The state grand jury presentment that accuses imprisoned former state Sen. Robert Mellow with even further crimes and grotesquely unethical conduct is, like so many documents of its kind, seriously deficient in terms of transparency.

Mellow, former top executives of the Pennsylvania Turnpike Commission and a few related players are accused of a wide-ranging "pay-to-play" contracting scheme. Millions of dollars worth of turnpike contracts allegedly were awarded by political directive, in exchange for campaign contributions or other considerations, rather than on the technical merits of the proposals.

This cesspool exists because some state lawmakers have an incentive for it to continue rather than end - the campaign contributions, at least, that contractors understand they must make in order to be in play for multi-million contracts. Hence the presentment's assertion, not disputed by anyone, that there was a reprehensible "60/40 rule" under which 60 percent of turnpike contracts would go to vendors favored by the Senate majority caucus leaders and 40 percent would go to vendors favored by their counterparts in the minority caucus.

Yet the presentment does not identify most of the contractors who participated, nor does it identify other politicians who received campaign contributions or other ill-disguised bribes from contractors.

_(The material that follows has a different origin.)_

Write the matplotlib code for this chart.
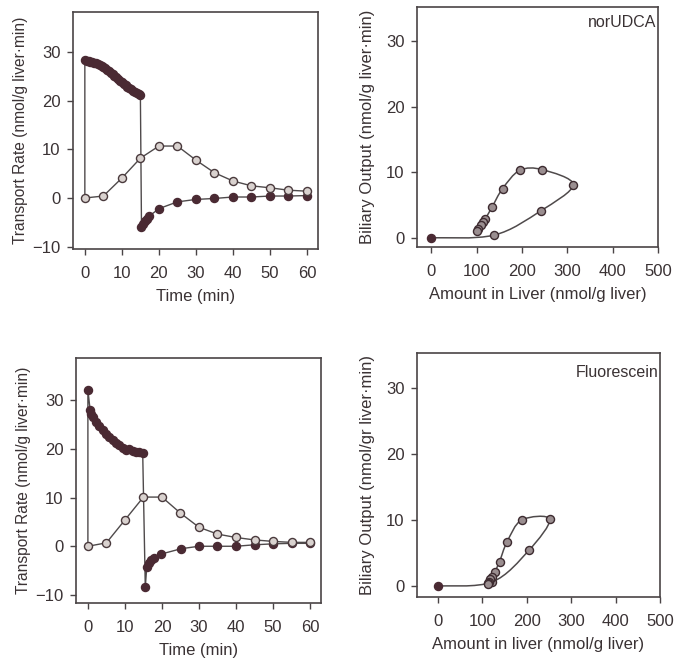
import numpy as np
import matplotlib
matplotlib.use("Agg")
import matplotlib.pyplot as plt
from matplotlib.path import Path
from matplotlib.patches import PathPatch

plt.rcParams['font.family'] = ['Liberation Sans', 'DejaVu Sans']

# ---------------- data ----------------
# norUDCA, transport rate vs time
nor_time_open = [0, 5, 10, 15, 20, 25, 30, 35, 40, 45, 50, 55, 60]
nor_biliary = [0, 0.4, 4.1, 8.2, 10.7, 10.7, 7.8, 5.2, 3.5, 2.5, 2.1, 1.6, 1.4]
nor_time_fill = [0, 0.5, 1, 1.5, 2, 2.5, 3, 3.5, 4, 4.5, 5, 5.5, 6, 6.5, 7, 7.5,
                 8, 8.5, 9, 9.5, 10, 10.5, 11, 11.5, 12, 12.5, 13, 13.5, 14, 14.5, 15,
                 15.3, 15.8, 16.3, 16.8, 17.3, 20, 25, 30, 35, 40, 45, 50, 55, 60]
nor_net = [28.4, 28.3, 28.2, 28.1, 28.0, 27.9, 27.8, 27.6, 27.4, 27.2, 27.0, 26.7,
           26.4, 26.1, 25.8, 25.5, 25.2, 24.9, 24.5, 24.2, 23.9, 23.5, 23.2, 22.9,
           22.6, 22.4, 22.1, 21.9, 21.7, 21.5, 21.3,
           -6.0, -5.3, -4.7, -4.3, -3.8, -2.2, -0.8, -0.3, -0.1, 0.2, 0.2, 0.4, 0.4, 0.5]

# norUDCA, biliary output vs amount in liver
nor_liver_amount = [0, 138, 241, 313, 245, 195, 157, 134, 119, 114, 109, 103, 100]
nor_output = [0, 0.4, 4.1, 8.1, 10.4, 10.3, 7.5, 4.7, 2.9, 2.4, 1.9, 1.4, 1.0]

# Fluorescein, transport rate vs time
flu_time_open = [0, 5, 10, 15, 20, 25, 30, 35, 40, 45, 50, 55, 60]
flu_biliary = [0, 0.7, 5.4, 10.1, 10.1, 6.8, 3.9, 2.5, 1.8, 1.3, 1.0, 0.8, 0.8]
flu_time_fill = [0, 0.6, 0.9, 1.4, 2.2, 3.1, 4.0, 4.9, 5.8, 6.7, 7.6, 8.5, 9.4,
                 10.3, 11.2, 12.1, 13.0, 13.9, 14.8,
                 15.5, 15.9, 16.4, 17.0, 17.9, 19.8, 25.2, 30, 35, 40, 45, 50, 55, 60]
flu_net = [32.1, 28.0, 27.2, 26.5, 25.5, 24.6, 23.8, 23.1, 22.4, 21.8, 21.2, 20.7,
           20.1, 19.7, 19.9, 19.5, 19.3, 19.3, 19.2,
           -8.4, -4.2, -3.5, -2.9, -2.4, -1.6, -0.5, 0, 0, 0, 0.3, 0.5, 0.6, 0.6]

# Fluorescein, biliary output vs amount in liver
flu_liver_amount = [0, 122, 205, 252, 189, 156, 139, 128, 122, 118, 116, 114, 113]
flu_output = [0, 0.6, 5.4, 10.1, 10.0, 6.7, 3.7, 2.1, 1.4, 1.0, 0.6, 0.5, 0.35]

time_ticks = [0, 10, 20, 30, 40, 50, 60]
rate_ticks = [-10, 0, 10, 20, 30]
amount_ticks = [0, 100, 200, 300, 400, 500]
output_ticks = [0, 10, 20, 30]

# ---------------- style ----------------
TXT = '#3a3234'
FRAME = '#4a4446'
LINE = '#4f4a4b'
FILL = '#4a2a33'
OPEN_FACE = '#d9d2cf'
GRAY_FACE = '#9a8e90'
MS = 5.8
FS_TICK = 12
FS_XLAB = 12

fig = plt.figure(figsize=(6.79, 6.71), dpi=100)


def style(ax):
    for s in ax.spines.values():
        s.set_color(FRAME)
        s.set_linewidth(1.2)
    ax.tick_params(direction='out', length=4, width=1, color=FRAME,
                   labelcolor=TXT, labelsize=FS_TICK)
    ax.tick_params(axis='x', pad=8)
    ax.tick_params(axis='y', pad=5)


def smooth(ax, x, y):
    P = np.column_stack([x, y]).astype(float)
    n = len(P)
    verts = [P[0]]
    codes = [Path.MOVETO]
    for i in range(n - 1):
        pprev = P[i - 1] if i > 0 else P[i]
        pnext = P[i + 2] if i + 2 < n else P[i + 1]
        c1 = P[i] + (P[i + 1] - pprev) / 6.0
        c2 = P[i + 1] - (pnext - P[i]) / 6.0
        verts += [c1, c2, P[i + 1]]
        codes += [Path.CURVE4] * 3
    ax.add_patch(PathPatch(Path(verts, codes), fill=False, edgecolor=LINE,
                           linewidth=1.1, zorder=2))


def time_panel(rect, t_open, v_open, t_fill, v_fill, ylim):
    ax = fig.add_axes(rect)
    ax.plot(np.r_[t_open[0], t_fill], np.r_[v_open[0], v_fill], '-',
            color=LINE, lw=1.0, zorder=2)
    ax.plot(t_fill, v_fill, 'o', ms=MS, mfc=FILL, mec=FILL, zorder=3)
    ax.plot(t_open, v_open, '-o', color=LINE, lw=1.0, ms=MS, mfc=OPEN_FACE,
            mec='#4a3a3d', mew=1.0, zorder=4)
    ax.set_xlim(-3.2, 63)
    ax.set_ylim(*ylim)
    ax.set_xticks(time_ticks)
    ax.set_yticks(rate_ticks)
    ax.set_xlabel('Time (min)', fontsize=FS_XLAB, color=TXT, labelpad=6)
    ax.set_ylabel('Transport Rate (nmol/g liver\u00b7min)', fontsize=11.2,
                  color=TXT, labelpad=3)
    style(ax)
    return ax


def amount_panel(rect, amt, out, xlim, ylim, xlabel, ylabel, name, ny):
    ax = fig.add_axes(rect)
    smooth(ax, amt, out)
    ax.plot(amt[1:], out[1:], 'o', ms=MS, mfc=GRAY_FACE, mec='#3d2b30',
            mew=1.0, zorder=3)
    ax.plot(amt[:1], out[:1], 'o', ms=MS, mfc=FILL, mec=FILL, zorder=3)
    ax.set_xlim(*xlim)
    ax.set_ylim(*ylim)
    ax.set_xticks(amount_ticks)
    ax.set_yticks(output_ticks)
    ax.set_xlabel(xlabel, fontsize=FS_XLAB, color=TXT, labelpad=6)
    ax.set_ylabel(ylabel, fontsize=12, color=TXT, labelpad=8)
    ax.text(0.995, ny, name, transform=ax.transAxes, ha='right', va='center',
            fontsize=11.5, color=TXT)
    style(ax)
    return ax


time_panel([0.1075, 0.629, 0.361, 0.353], nor_time_open, nor_biliary,
           nor_time_fill, nor_net, (-10.5, 38.3))
time_panel([0.112, 0.101, 0.361, 0.365], flu_time_open, flu_biliary,
           flu_time_fill, flu_net, (-11.7, 38.6))
amount_panel([0.614, 0.632, 0.355, 0.358], nor_liver_amount, nor_output,
             (-32, 487), (-1.4, 35.3), 'Amount in Liver (nmol/g liver)',
             'Biliary Output (nmol/g liver\u00b7min)', 'norUDCA', 0.933)
amount_panel([0.614, 0.110, 0.358, 0.364], flu_liver_amount, flu_output,
             (-47, 493), (-1.7, 35.3), 'Amount in liver (nmol/g liver)',
             'Biliary Output (nmol/gr liver\u00b7min)', 'Fluorescein', 0.918)

fig.savefig('out.png', dpi=100)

Attorney General Kathleen Kane said at a press conference that there was insufficient evidence to establish a quid-pro-quo between contractors and any of the politicians who received their campaign contributions, other than Mellow.

That, however, should not deter Kane from identifying the contractors who made the contributions and the politicians who received them. Even if there was no provable criminal conduct, is the public supposed to believe that those donations were made and received in the cause of good governance? It's a matter of transparency - who received what from whom? Let the donors and recipients explain it.

Even though the presentment concluded that Mellow's concealment of a raft of "gifts" from PNC Bank contributed to "a larger pattern of bid-rigging, improper influence and commercial bribery," it did not identify any individual at the bank who dealt with Mellow.

Kane says the case remains open so, perhaps, more details will emerge. She should ensure it by seeing that the grand jury issues a full report, beyond the criminal charges.

Meanwhile, lawmakers who invite lobbyists and others to grease them by maintaining a $250 window for unreportable "gifts" - dinner, anyone? - should permanently close that window.

Zero is the correct amount that lawmakers should be allowed to accept from anyone who does business with the commonwealth.